Mais Jean-Marc Darrigade s’est surtout attaché à déporter les soupçons et les interrogations sur les co-accusé de Daniel Malgouyres, et particulièrement l’un d’entre eux : Richard Llop.

Ce propriétaire de centre équestre et moniteur d’équitation, ami de la famille Malgouyres, comparait libre dans ce procès. Hier après-midi, Gorges Gutierrez, l’avocat général de la cour d’assises de l’Hérault, avait requis une peine de 18 ans de prison contre lui. Il est soupçonné d’être celui qui a recruté les deux cambrioleurs, Richard Bruno et David Viers, pour le compte de Daniel Malgouyres.

Pour M° Darrigade, il faut reconsidérer son rôle dans le déroulement de l’affaire.
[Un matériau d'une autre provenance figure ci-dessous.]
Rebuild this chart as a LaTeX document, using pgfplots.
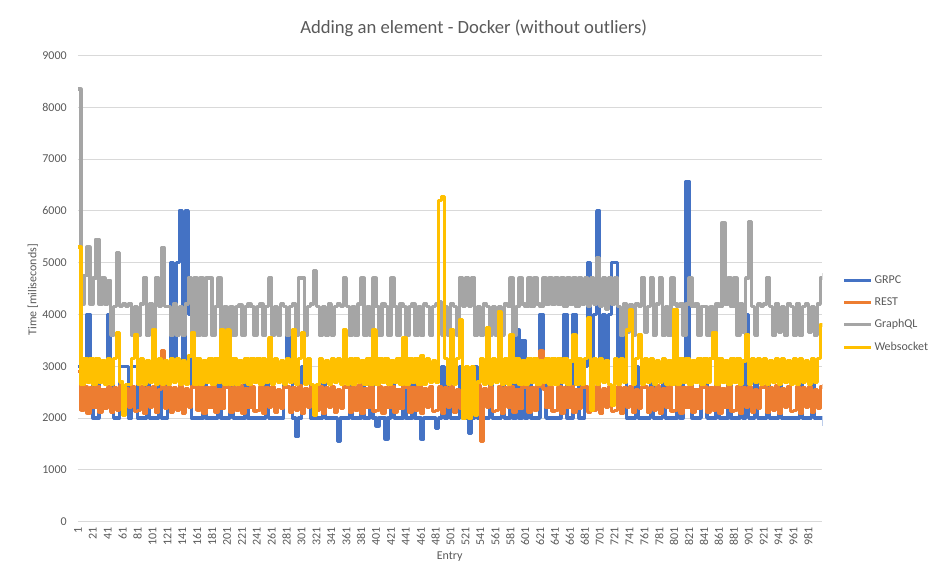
\documentclass[border=0pt]{standalone}
\usepackage{fontspec}
\setmainfont{Carlito}
\usepackage{pgfplots}
\pgfplotsset{compat=1.18}
\definecolor{cGRPC}{HTML}{4472C4}
\definecolor{cREST}{HTML}{ED7D31}
\definecolor{cGQL}{HTML}{A5A5A5}
\definecolor{cWS}{HTML}{FFC000}
\definecolor{txt}{HTML}{595959}
\definecolor{gridc}{HTML}{D9D9D9}
\begin{document}
\begin{tikzpicture}
\begin{scope}[x=0.75pt,y=0.75pt]
\useasboundingbox (0,0) rectangle (930,579);
\node[text=txt,font=\fontsize{14}{16}\selectfont] at (474,551) {Adding an element - Docker (without outliers)};
\node[text=txt,font=\fontsize{9}{11}\selectfont,rotate=90] at (33,289) {Time [miliseconds]};
\node[text=txt,font=\fontsize{9}{11}\selectfont] at (450,22) {Entry};
\end{scope}
\begin{axis}[
  at={(58.5pt,42.75pt)}, anchor=south west,
  width=558.75pt, height=349.875pt, scale only axis,
  xmin=1, xmax=1000, ymin=0, ymax=9000,
  xtick={1,21,...,981}, ytick={0,1000,...,9000},
  /pgf/number format/assume math mode=true,
  /pgf/number format/set thousands separator={},
  xmajorgrids=false, ymajorgrids=true,
  major grid style={draw=gridc, line width=0.75pt},
  axis line style={draw=none},
  tick style={draw=none},
  yticklabel style={text=txt, font=\fontsize{9}{11}\selectfont, inner sep=0pt, xshift=-8.25pt, anchor=east},
  xticklabel style={text=txt, font=\fontsize{9}{11}\selectfont, inner sep=0pt, yshift=-3.75pt, rotate=90, anchor=east},
  every axis plot/.append style={line width=2.6pt, line join=round, const plot},
  legend style={at={(1.027,0.533)}, anchor=north west, draw=none, fill=none,
    font=\fontsize{9}{11}\selectfont, text=txt, row sep=6.2pt, inner sep=0pt,
    nodes={inner sep=1.5pt}},
  legend cell align=left,
  legend image code/.code={\draw[#1, line width=2.25pt] (0pt,0pt) -- (20pt,0pt);},
]
\addplot[cGRPC] table[x expr=\coordindex*4+1, y index=0, header=false, row sep=\\] {
3000\\3000\\3000\\4000\\3000\\2000\\2000\\3000\\3000\\3000\\
4000\\3000\\2000\\2000\\3000\\3000\\3000\\2000\\3000\\3000\\
2000\\2000\\2000\\3000\\2000\\2000\\2000\\3000\\2000\\2000\\
3000\\5000\\3000\\5000\\6000\\3000\\6000\\4000\\2000\\2000\\
2000\\2000\\3000\\2000\\2000\\2000\\2000\\3000\\2000\\2000\\
2000\\3000\\2000\\2000\\2000\\2000\\3000\\2000\\2000\\2000\\
2000\\2000\\2000\\3000\\2000\\2000\\2000\\2000\\2000\\3000\\
4000\\3000\\2000\\1650\\2000\\3000\\3000\\3000\\2000\\2000\\
2000\\2000\\3000\\2000\\2000\\2000\\2000\\1550\\2000\\2000\\
2000\\3000\\2000\\2000\\2000\\3000\\2000\\2000\\3000\\2000\\
1850\\2000\\2000\\1600\\2000\\3000\\2000\\2000\\2000\\3000\\
2000\\2000\\3000\\2000\\2000\\1600\\2000\\2000\\2000\\2000\\
1800\\2000\\3000\\2000\\3000\\2000\\2000\\2000\\3000\\2000\\
2000\\1700\\2000\\3000\\2000\\2000\\2000\\2000\\3000\\2000\\
2000\\2000\\3000\\2000\\2000\\3000\\2000\\3700\\2000\\3500\\
2000\\3000\\2000\\2000\\2000\\4000\\3000\\2000\\2000\\2000\\
2000\\2000\\3000\\4000\\2000\\2000\\4000\\3000\\2000\\2000\\
3000\\5000\\3000\\4000\\6000\\3000\\4000\\3000\\4000\\5000\\
5000\\3000\\4000\\3000\\2000\\2000\\2000\\3000\\2000\\2000\\
2000\\2000\\3000\\2000\\2000\\2000\\3000\\2000\\2000\\2000\\
2000\\3000\\2000\\3000\\6570\\3000\\2000\\2000\\2000\\3000\\
3000\\2000\\2000\\2000\\3000\\2000\\2000\\2000\\3000\\2000\\
2000\\2000\\3000\\2000\\4000\\2000\\2000\\3000\\2000\\2000\\
2000\\3000\\2000\\2000\\2000\\3000\\2000\\2000\\2000\\2000\\
2000\\2000\\3000\\2000\\2000\\2000\\3000\\2000\\2000\\2000\\
1850\\
};
\addlegendentry{GRPC}
\addplot[cREST] table[x expr=\coordindex*4+1, y index=0, header=false, row sep=\\] {
2900\\2150\\2600\\2100\\2580\\2200\\2610\\2120\\2550\\2180\\
2600\\2120\\2580\\2150\\2620\\2100\\2560\\2200\\2600\\2130\\
2150\\2600\\2100\\2580\\2200\\2610\\2120\\2550\\3300\\2180\\
2600\\2120\\2580\\2150\\2620\\2100\\2560\\2200\\2600\\3100\\
2150\\2600\\2100\\2580\\2200\\2610\\2120\\2550\\2180\\2600\\
2600\\2120\\2580\\2150\\2620\\2100\\2560\\2200\\2600\\2130\\
2150\\2600\\2100\\2580\\2200\\2610\\2120\\2550\\2180\\2600\\
2600\\2120\\2580\\2150\\2620\\2100\\2560\\2200\\2600\\2130\\
2150\\2600\\2100\\2580\\2200\\2610\\2120\\2550\\2180\\2600\\
2600\\2120\\2580\\2150\\2620\\2100\\2560\\2200\\2600\\2130\\
2150\\2600\\2100\\2580\\2200\\2610\\2120\\2550\\2180\\2600\\
2600\\2120\\2580\\2150\\2620\\2100\\2560\\2200\\2600\\2130\\
2150\\2600\\2100\\2580\\2200\\2610\\2120\\2550\\2180\\2600\\
2600\\2120\\2580\\2150\\2620\\1550\\2560\\2200\\2600\\2130\\
2150\\2600\\2100\\2580\\2200\\2610\\2120\\2550\\2180\\2600\\
2600\\2120\\2580\\2150\\2620\\3300\\2560\\2200\\2600\\2130\\
2150\\2600\\2100\\2580\\2200\\2610\\2120\\2550\\2180\\2600\\
2600\\2120\\2580\\2150\\2620\\2100\\2560\\2200\\2600\\2130\\
2150\\2600\\2100\\2580\\2200\\2610\\2120\\2550\\2180\\2600\\
2600\\2120\\2580\\2150\\2620\\2100\\2560\\2200\\2600\\2130\\
2150\\2600\\2100\\2580\\2200\\2610\\2120\\2550\\2180\\2600\\
2600\\2120\\2580\\2150\\2620\\2100\\2560\\2200\\2600\\2130\\
2150\\2600\\2100\\2580\\2200\\2610\\2120\\2550\\2180\\2600\\
2600\\2120\\2580\\2150\\2620\\2100\\2560\\2200\\2600\\2130\\
2150\\2600\\2100\\2580\\2200\\2610\\2120\\2550\\2180\\2600\\
2650\\
};
\addlegendentry{REST}
\addplot[cGQL] table[x expr=\coordindex*4+1, y index=0, header=false, row sep=\\] {
8350\\4200\\4750\\5300\\4200\\4700\\5450\\4200\\4700\\4200\\
4650\\3600\\4150\\5200\\4150\\4200\\4150\\4200\\3600\\4150\\
3600\\4200\\4700\\3600\\4200\\3600\\4700\\4150\\5280\\4150\\
4150\\3600\\4200\\3600\\4150\\3600\\4200\\4700\\3600\\4700\\
3600\\4700\\3600\\4700\\4700\\3600\\4150\\4700\\3600\\4150\\
3600\\4150\\3600\\4150\\4180\\3600\\4150\\4200\\4150\\3600\\
4150\\4200\\3600\\4150\\4700\\3600\\4150\\3600\\4200\\4150\\
3600\\4150\\4200\\3600\\4700\\4700\\3600\\4150\\4200\\4850\\
4150\\3600\\4150\\3600\\4200\\3600\\4150\\4200\\4150\\4700\\
4150\\3600\\4150\\3600\\4200\\4700\\3600\\4150\\3600\\4700\\
4150\\3600\\4200\\4150\\3600\\4700\\4150\\3600\\4200\\4150\\
3600\\4150\\4200\\3600\\4150\\3600\\4200\\4150\\3600\\4150\\
4200\\4250\\3600\\4150\\3600\\4200\\4150\\3600\\4700\\4150\\
4700\\4150\\4700\\3600\\4150\\3600\\4200\\4150\\3600\\4150\\
3600\\4150\\3600\\4200\\4150\\4700\\3600\\4150\\4700\\4200\\
4150\\4700\\4150\\4700\\4200\\4150\\4700\\4200\\4700\\4200\\
4700\\4200\\4700\\4150\\4700\\4200\\4700\\4150\\4700\\4200\\
4700\\4150\\4700\\4200\\5100\\4150\\4700\\4100\\4700\\4200\\
4700\\4150\\3600\\4200\\3650\\4180\\3600\\4200\\4150\\4700\\
3650\\4150\\4700\\3600\\4200\\4700\\3600\\4150\\3600\\4700\\
4200\\4150\\4200\\3600\\4200\\4700\\4150\\4200\\3600\\4150\\
4150\\3600\\4150\\3600\\4200\\4150\\5770\\4200\\4700\\4150\\
4700\\3600\\4200\\3650\\4700\\5790\\4150\\3600\\4200\\4150\\
4200\\4700\\4150\\3600\\4200\\3650\\4150\\3600\\4200\\4150\\
3600\\4200\\3600\\4150\\4200\\3650\\4150\\3600\\4200\\4700\\
4800\\
};
\addlegendentry{GraphQL}
\addplot[cWS] table[x expr=\coordindex*4+1, y index=0, header=false, row sep=\\] {
5300\\2650\\3150\\2700\\3150\\2650\\3150\\2700\\3100\\2650\\
3150\\2650\\3150\\3650\\2700\\2050\\2650\\2650\\3150\\3600\\
2650\\3150\\2650\\3100\\2700\\3700\\2650\\3150\\2650\\3100\\
2650\\3150\\2700\\3150\\2650\\3100\\2650\\3200\\3650\\2650\\
3150\\2650\\3100\\2700\\3150\\2650\\3150\\2700\\3700\\2650\\
3700\\2650\\3150\\2650\\3100\\2700\\3150\\2650\\3150\\2700\\
3150\\2650\\3150\\2700\\3550\\2650\\3150\\2700\\3100\\2650\\
3150\\2700\\3700\\2650\\3150\\3650\\2650\\3150\\2650\\2050\\
2650\\3150\\2700\\3100\\2650\\3150\\2700\\3150\\2650\\3700\\
2650\\3150\\2650\\3150\\2700\\3100\\2650\\3150\\2650\\3700\\
2650\\3150\\2700\\3150\\2650\\3100\\2700\\3150\\2650\\3550\\
2650\\3150\\2700\\3150\\2650\\3200\\2650\\3150\\2700\\3100\\
2700\\6200\\6280\\3150\\2650\\3700\\2650\\3150\\3900\\2000\\
3000\\2000\\3000\\2050\\2700\\3150\\2650\\3750\\2650\\3150\\
2700\\4050\\2650\\3150\\2650\\3600\\2700\\3150\\2650\\3100\\
2650\\3150\\2700\\3150\\2650\\3100\\2700\\3150\\2650\\3150\\
2650\\3150\\2700\\3150\\2650\\3100\\3600\\2650\\3150\\2650\\
3150\\3930\\2150\\3150\\2650\\3150\\2700\\3100\\2650\\2250\\
3150\\2650\\3150\\2700\\3700\\4100\\2650\\3150\\3600\\2650\\
3150\\2700\\3150\\2650\\3100\\2700\\3150\\2650\\3100\\2650\\
4100\\2650\\3150\\2700\\3150\\2650\\3100\\2700\\3150\\2650\\
3150\\2700\\3150\\3650\\2650\\3150\\2700\\3100\\2650\\3150\\
2700\\3150\\2650\\3100\\3600\\2650\\3150\\2700\\3150\\2650\\
3150\\2650\\3100\\2700\\3150\\2650\\3150\\2700\\3100\\2650\\
3150\\2650\\3150\\2700\\3100\\2650\\3150\\2700\\3150\\3800\\
3800\\
};
\addlegendentry{Websocket}
\end{axis}
\end{tikzpicture}
\end{document}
A la lumière notamment, de l’évolution de ses déclarations au cours de l’enquête : « Il fait ce qu’il fait le mieux et depuis toujours. Il ment, il reconstruit l’histoire en permanence ! » Jean Marc-Darrigade poursuit en émettant l’hypothèse d’un pacte scellé entre Richard Bruno et Richard Llop pour accentuer les responsabilités de David Viers, le malfrat tué lors du cambriolage : « un pacte qui permettra d’édulcorer nos responsabilités. »

Le spectre de l’erreur judiciaire

M° Jean-Marc Darrigade a conclu sa plaidoirie en agitant le spectre de l’erreur judiciaire et en s’adressant directement aux jurés : « Ce n’est pas de la littérature, cela existe. Je vous dis, de toutes façons, ne prenez pas le risque. Vous ne savez pas ! Vous avez des pièces de puzzle qui ne s’imbriquent pas. Vous allez l’acquitter parce qu’il est innocent !»

Tout au long des plaidoiries de ses avocats, Daniel Malgouyres est apparu attentif et concentré, hochant régulièrement de la tête pour soutenir les propos de ses conseils. La parole devrait lui être donnée demain, dernier jour de ce procès fleuve qui a démarré il y a trois semaines, ainsi qu’aux deux autres accusés. Avant que le jury ne se retire pour délibérer. Le verdict est attendu demain vendredi 17 décembre.